I write alone—as is the way of most book writers—not because we are anti-social—but because we need to focus with a very particular level of intensity which doesn’t leave much space for anything else (while we are writing).
When not actually writing, we authors—I’ll have you know—can be quite charming socially. There are exceptions, of course, but most writers I know are thoroughly agreeable people. In the main, they are intelligent, intellectually curious, socially concerned, empathetic, and entertaining.
It helps that most writers are also readers too—so we tend to be well informed. That said, you don’t have to be a reader to be well informed. One of the most knowledgeable and interesting people I have met recently, Alex by name, reads little—because he is dyslexic—but, if something get his attention, he still manages to familiarize himself with it to a level of detail which is downright impressive. I love the written word—but there are other ways to keep informed.
Those who don’t read are not to be looked down upon. They just do things a different way—and they are not necessarily less cerebral either. More often than not, they just tend to apply their brainpower to more practical things—something I rather envy. If ever you get marooned on a desert island, best you be accompanied by someone who can do stuff apart from write.
Can I speak as highly about politicians or corporate executives as I do about writers? I don’t think I can. I’m not claiming here that writers are innately superior—we are as flawed and human as anyone else—but writing is such a tough way to make a living that it is hard to become as indifferent and arrogant as those in many other activities.
Institutions tend to breed arrogance. When wearing an institutional mantle, all too many people tend to feel less vulnerable and superior—and act accordingly.
The fact that I write alone does not mean that I, solely, deserve the credit (or blame) for what I write. In fact, the only reason that I can do what I do is that I receive considerable assistance, from all kinds of people along the way.
I am a real believer in the concept that no one does anything worthwhile alone. We are all dependent, in some way or other, on others. I am not a believer in rugged individualism.
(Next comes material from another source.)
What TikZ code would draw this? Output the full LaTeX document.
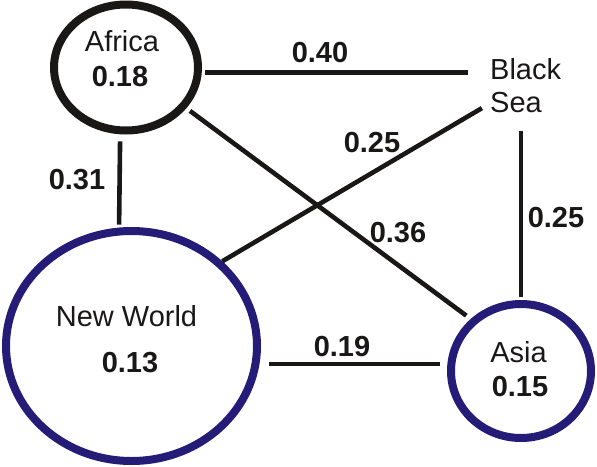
\documentclass[tikz,border=0pt]{standalone}
\usepackage{fontspec}
\setmainfont{Liberation Sans}
\usetikzlibrary{shapes.geometric}
\definecolor{ink}{RGB}{26,23,23}
\definecolor{worldblue}{RGB}{36,28,118}
\tikzset{
  region/.style={ellipse, draw, line width=8pt, inner sep=0pt},
  link/.style={draw=ink, line width=4.6pt},
  place/.style={inner sep=0pt, text=ink, font=\fontsize{29}{33}\selectfont},
  weight/.style={place, font=\fontsize{29}{33}\selectfont\bfseries},
}

\begin{document}
\begin{tikzpicture}[x=1pt, y=-1pt]
	\useasboundingbox (0,0) rectangle (597,466);
	
	% regions
	\node[region, draw=ink, minimum width=144pt, minimum height=126pt] (africa) at (126,67.5) {};
	\node[region, draw=worldblue, minimum width=251pt, minimum height=230pt] (newworld) at (131.5,346) {};
	\node[region, draw=worldblue, minimum width=140pt, minimum height=134pt] (asia) at (521,371) {};
	\node[place, align=left, anchor=west] (bsea) at (490,86) {Black\\Sea};
	
	\node[place] (africaname) at (122,41.5) {Africa};
	\node[weight] (africaval) at (120,77) {0.18};
	\node[place] (newworldname) at (126.5,316.5) {New World};
	\node[weight] (newworldval) at (130,362.5) {0.13};
	\node[place] (asianame) at (518.5,352.5) {Asia};
	\node[weight] (asiaval) at (520,387) {0.15};
	
	% connectors
	\draw[link, shorten <=3pt, shorten >=22pt] (africa.-4) -- (africa.-4 -| bsea.west);
	\draw[link, shorten <=7pt, shorten >=3pt] (africa.-95) -- (newworld.96);
	\draw[link, shorten <=9.4pt] ([yshift=10pt]bsea.south west) -- (newworld.43);
	\draw[link, shorten <=4.5pt, shorten >=5.5pt] (africa.-34) -- (asia.134);
	\draw[link, shorten <=18pt, shorten >=3pt] (bsea.south -| asia.north) -- (asia.north);
	\draw[link, shorten <=9.5pt, shorten >=7pt] (newworld.-8) -- (newworld.-8 -| asia.west);
	
	% weights
	\node[weight] (w40) at (320,53) {0.40};
	\node[weight] (w31) at (77,180) {0.31};
	\node[weight] (w25a) at (372,143) {0.25};
	\node[weight] (w36) at (398,233) {0.36};
	\node[weight] (w25b) at (556,218) {0.25};
	\node[weight] (w19) at (342,347) {0.19};
\end{tikzpicture}
\end{document}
Of course, one should endeavor to be as self-reliant as possible—but the concept of community is extraordinarily important.
Here, I am not talking about moral support—which is also much needed—but about the kind of decent behavior from ordinary people that lubricates life and enhances its quality. There is much of it about—though clearly not at the top.
That is a thought worth pondering.
Why do we tolerate it to the extent we do? Or are we so manipulated that we don’t really have choice?